The Red Sox have been the victim of their share of blown calls this year, and no player has seen more than Daniel Nava. So it wasn’t a surprise when Nava, manager John Farrell and other members of the Red Sox spoke out in support when Major League Baseball recently announced that more replay would be coming to the game in 2014.
Replay brings some worry, too, though. By removing part of the human element from the game, baseball as everyone knows it could change. But perhaps even more concerning is the amount of time it could take to review calls. While those involved in baseball have given lip praise to speeding up the game, fans themselves are adamant about keeping games from stretching too much longer.
Let’s look and that and some other topics in this weeks mailbag.
In this day and age of everyone wanting the game to speed up, what are your thoughts on expanding instant replay? Won’t that just slow the game down?
— Michael Smith
I agree. I am fearful of that also. The game really needs to speed up as it is, and I am hopeful MLB sees this as an issue and that umpires begin to enforce the time of play rules in regards to hitters staying in the box and pitchers pitching in the allotted time to do so. I do think the time has come with modern technology to get the call correct. I am hopeful that the new system will be quick and decisive and will not add to game times. I think the NHL system works the best — NFL, not so much.
Do you think they will ever replace the home plate umpire with the electronic pitch zone indicator?
— Sam Slater
I don’t think it will get to that level ever, although I never thought baseball would go to this length of replay. It’s amazing how much this has changed the game in a very short period of time. I think the largest issues that will now be taken care of are out calls. Balls and strikes opens a whole can of worms, I think.
Do you think MLB should be more punitive with its punishments for drug use?

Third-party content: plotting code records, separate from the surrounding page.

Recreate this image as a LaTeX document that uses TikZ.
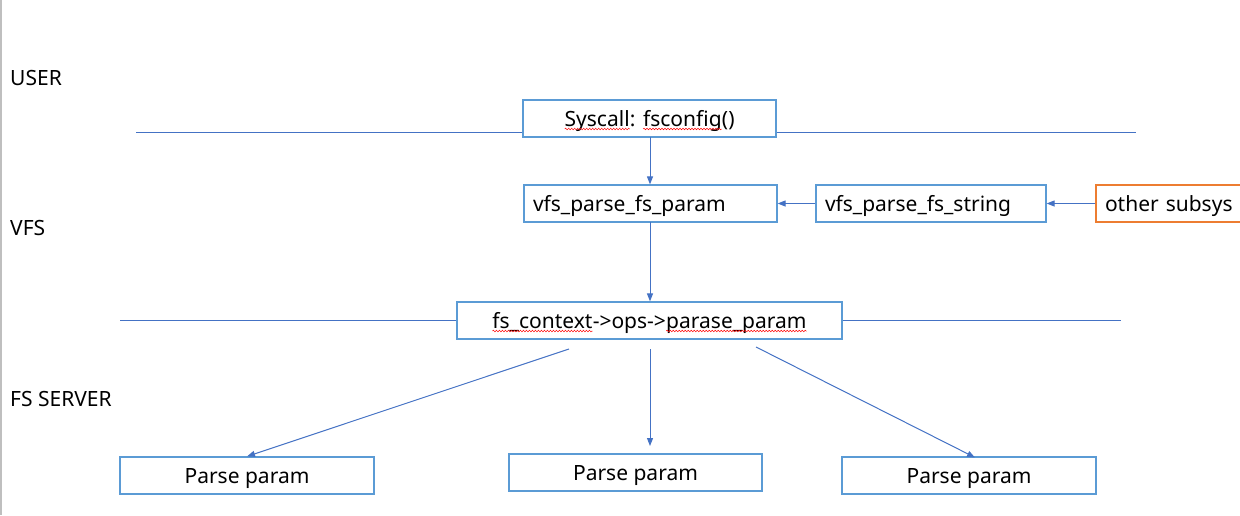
\documentclass[tikz,border=0pt]{standalone}
\usepackage{fontspec}
\setmainfont{Noto Sans}
\usetikzlibrary{arrows.meta,decorations.pathmorphing}
\definecolor{lineblue}{HTML}{4472C4}
\definecolor{boxblue}{HTML}{5B9BD5}
\definecolor{orng}{HTML}{ED7D31}
\newcommand\redwave[1]{\tikz[baseline=(w.base)]{\node[draw=none, fill=none, minimum width=0pt, minimum height=0pt, inner sep=0pt, outer sep=0pt, text height=, text depth=] (w) {#1};
  \draw[red, line width=0.5pt, decorate, decoration={snake, amplitude=0.8pt, segment length=3pt}] ([yshift=-3pt]w.base west) -- ([yshift=-3pt]w.base east);}}
\tikzset{
  box/.style={draw=boxblue, line width=1.2pt, fill=white, minimum height=37pt, inner sep=0pt, text height=18pt, text depth=3pt, font=\fontsize{21}{23}\selectfont},
  lbox/.style={box, text width=#1, align=left, inner xsep=9pt},
  conn/.style={draw=lineblue, line width=1pt, -{Triangle[length=8pt,width=6pt]}},
  sep/.style={draw=lineblue, line width=1pt},
  lbl/.style={anchor=west, inner sep=0pt, font=\fontsize{21}{23}\selectfont}
}
\begin{document}
\begin{tikzpicture}[x=1pt,y=-1pt]
\useasboundingbox (0,0) rectangle (1240,515);
\draw[color=black!25, line width=1.5pt] (1,0) -- (1,515);
% separators
\coordinate (s1a) at (136,132); \coordinate (s1b) at (1136,132);
\coordinate (s2a) at (120,320); \coordinate (s2b) at (1121,320);
\draw[sep] (s1a) -- (s1b);
\draw[sep] (s2a) -- (s2b);
% labels
\node[lbl] (user) at (10,78) {USER};
\node[lbl] (vfs) at (10,228) {VFS};
\node[lbl] (fss) at (10,399) {FS SERVER};
% boxes
\node[box, minimum width=253pt] (sys) at (649.5,118.5) {\redwave{Syscall}: \redwave{fsconfig}()};
\node[lbox=235pt] (vpp) at (650.5,203.5) {vfs\_parse\_fs\_param};
\node[lbox=212pt] (vps) at (931,203.5) {vfs\_parse\_fs\_string};
\node[box, draw=orng, text width=146pt, align=left, inner xsep=9pt] (oth) at (1178,203.5) {other subsys};
\node[box, minimum width=385pt] (ctx) at (649.5,320.5) {\redwave{fs\_context}->ops->\redwave{parase\_param}};
\node[box, minimum width=254pt] (p1) at (247,475.5) {Parse param};
\node[box, minimum width=253pt] (p2) at (635.5,472.5) {Parse param};
\node[box, minimum width=254pt] (p3) at (969,475.5) {Parse param};
% connectors
\coordinate (a1) at (650,137);
\coordinate (a2) at (650,222);
\draw[conn] (a1) -- (a1 |- vpp.north);
\draw[conn] (vps.west) -- (vpp.east);
\draw[conn] (oth.west) -- (vps.east);
\draw[conn] (a2) -- (a2 |- ctx.north);
\coordinate (c1) at (569,349);
\coordinate (c2) at (650,349);
\coordinate (c3) at (756,347);
\coordinate (t2) at (650,446);
\coordinate (t3) at (975,457.5);
\draw[conn] (c1) -- (p1.north);
\draw[conn] (c2) -- (t2);
\draw[conn] (c3) -- (t3);
\end{tikzpicture}
\end{document}
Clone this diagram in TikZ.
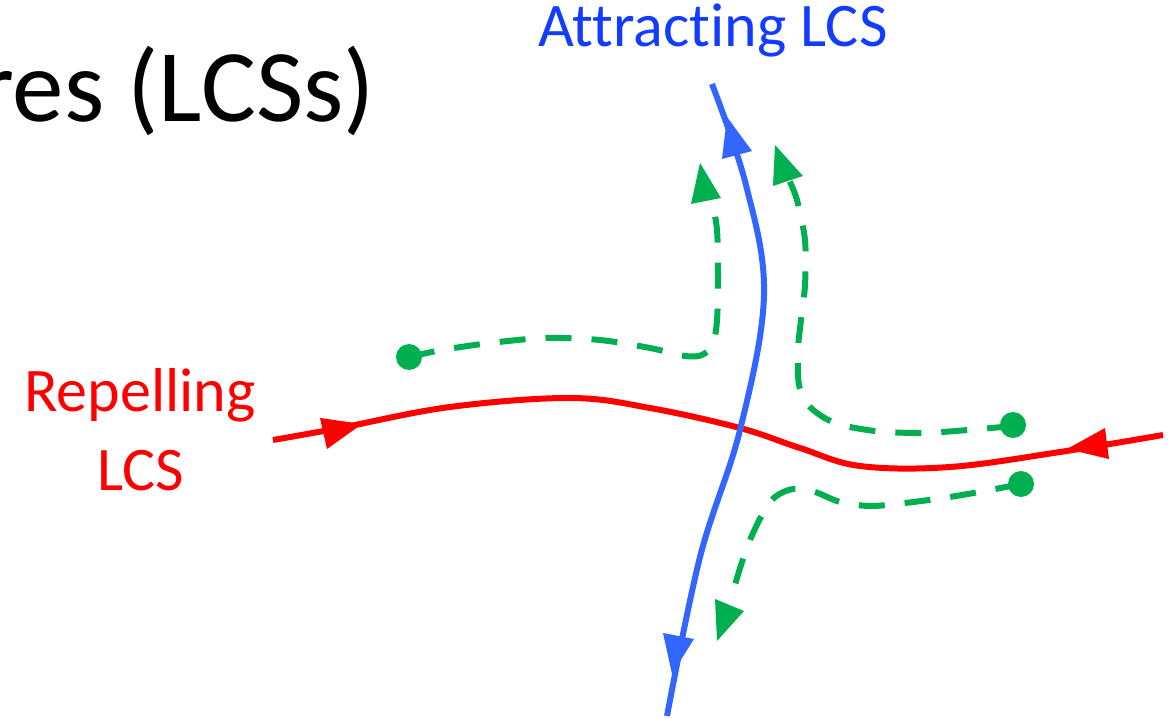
\documentclass[tikz,border=0pt]{standalone}
\usepackage{fontspec}
\setmainfont[Ligatures=NoCommon]{Carlito}
\definecolor{lblue}{RGB}{51,102,255}
\definecolor{tblue}{RGB}{20,60,255}
\definecolor{lgreen}{RGB}{0,176,80}
\begin{document}
\begin{tikzpicture}[x=1pt,y=-1pt,
  redline/.style={draw=red,line width=6pt,line cap=butt},
  blueline/.style={draw=lblue,line width=6pt},
  greenline/.style={draw=lgreen,line width=6pt,dash pattern=on 26pt off 20pt},
  tip/.style={fill=#1,draw=none},
  dotmark/.style={fill=lgreen,draw=none},
  lbl/.style={inner sep=0pt,font=\fontsize{62}{70}\selectfont}]
\useasboundingbox (0,0) rectangle (1171,719);
% title fragment
\node[inner sep=0pt,anchor=base east,font=\fontsize{103}{112}\selectfont] (title) at (375,122) {res (LCSs)};
% labels
\node[lbl,text=tblue,anchor=base] (att) at (713,47) {Attracting LCS};
\node[lbl,text=red,anchor=base] (rep1) at (140,412) {Repelling};
\node[lbl,text=red,anchor=base] (rep2) at (141,490) {LCS};
% repelling curve
\draw[redline] plot[smooth,tension=0.6] coordinates {(273,440) (340,428) (450,407) (570,398) (650,408) (740,428) (800,448) (860,466) (950,467) (1060,452) (1163,435)};
\fill[tip=red] (362,424) -- (320,418) -- (327,449) -- cycle;
\fill[tip=red] (1067,449) -- (1105,428) -- (1109,459) -- cycle;
% attracting curve
\draw[blueline] plot[smooth,tension=0.6] coordinates {(712,84) (746,185) (764,295) (740,430) (700,557) (667,716)};
\fill[tip=lblue] (727,117) -- (722,159) -- (752,151) -- cycle;
\fill[tip=lblue] (672,674) -- (663,633) -- (694,639) -- cycle;
% green trajectories
\fill[dotmark] (409,357) circle (13);
\draw[greenline] plot[smooth,tension=0.5] coordinates {(409,357) (442,350) (490,343) (545,338) (600,340) (650,348) (685,356) (702,355) (713,344) (717,320) (718,280) (717,230) (711,195)};
\fill[tip=lgreen] (700,163) -- (691,204) -- (721,198) -- cycle;
\fill[dotmark] (1013,425) circle (13);
\draw[greenline] plot[smooth,tension=0.5] coordinates {(1013,426) (968,430) (922,433) (875,431) (835,423) (810,407) (799,385) (798,350) (801,320) (805,285) (805,240) (797,200) (789,180)};
\fill[tip=lgreen] (775,145) -- (773,186) -- (803,176) -- cycle;
\fill[dotmark] (1021,484) circle (13);
\draw[greenline] plot[smooth,tension=0.5] coordinates {(1021,484) (990,490) (950,497) (905,503) (870,506) (840,502) (815,492) (793,489) (775,497) (762,515) (750,540) (741,565) (732,595)};
\fill[tip=lgreen] (717,641) -- (715,599) -- (744,611) -- cycle;
\end{tikzpicture}
\end{document}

And do you think all players should be tested?
— Cheryl Demers
Yes and yes. I think suspensions should be a full season for first-time offenders. I also think a lifetime ban might be useful for second-time offenders. I also believe all players should be tested — and they are, some more than others, however. I think we are at an interesting point in all of this where players are now sick of the cheaters and are on board to have it out of the game across the board. I think the time has come where the players just want a level playing field.
Which of your in-person interviews is the most memorable, and why?
— John ?McFleigh
Tim Wakefield on the mound at Yankee Stadium at the conclusion of Game 7 of the 2004 ALCS. It had been a year since he stood on that mound and gave up the season-ending home run to Aaron Boone. He was filled with so much emotion, as were his teammates, as you might imagine. It was a surreal interview.
Does it really stink being on a three-city, 10-game road trip, returning home to broadcast just one game and then going back to the West Coast?
— Laurent LaFontaine
No — it’s all part of the schedule. I really love my job and am not sure you can consider it a job. I do wish we did every game, though. I would love to do some of the Yankees games that NESN loses to national outlets every year, but I understand the business of the game.
How’s your fishing, and what do you prefer to catch in your free time?
— Debbie Allen
My fishing is not going as well as I would like. We have not been home much in the last three weeks. I live in an area that has many great freshwater lakes. So primarily, I catch smallmouth and largemouth bass. I enjoy deep-sea fishing as well, but you cannot beat the convenience of fresh water. Based on the fish I have caught and tweeted photos of this summer, you can tell none have been large.
After being forced to listen to other broadcasters here in upstate New York, it is so great to hear you and Jerry. My question is: Have you stocked up on blue pens? I’d hate to have you run out and panic set in.
— Sandra Martin Morgan
I have now. For the first time in 13 years in the majors and 10 in the minors, I ran out of my blue Papermate flair pens last Wednesday night in Toronto. I had one left, which normally is not a problem, but it dried up quickly, and then I had none. When we returned home, the fine folks at W.B. Mason sent over an emergency supply for me to take to the West Coast. So all is good. I use blue when scorekeeping and red for all pitching plays — K’s, BB, HBP. So the blue flair was a big deal.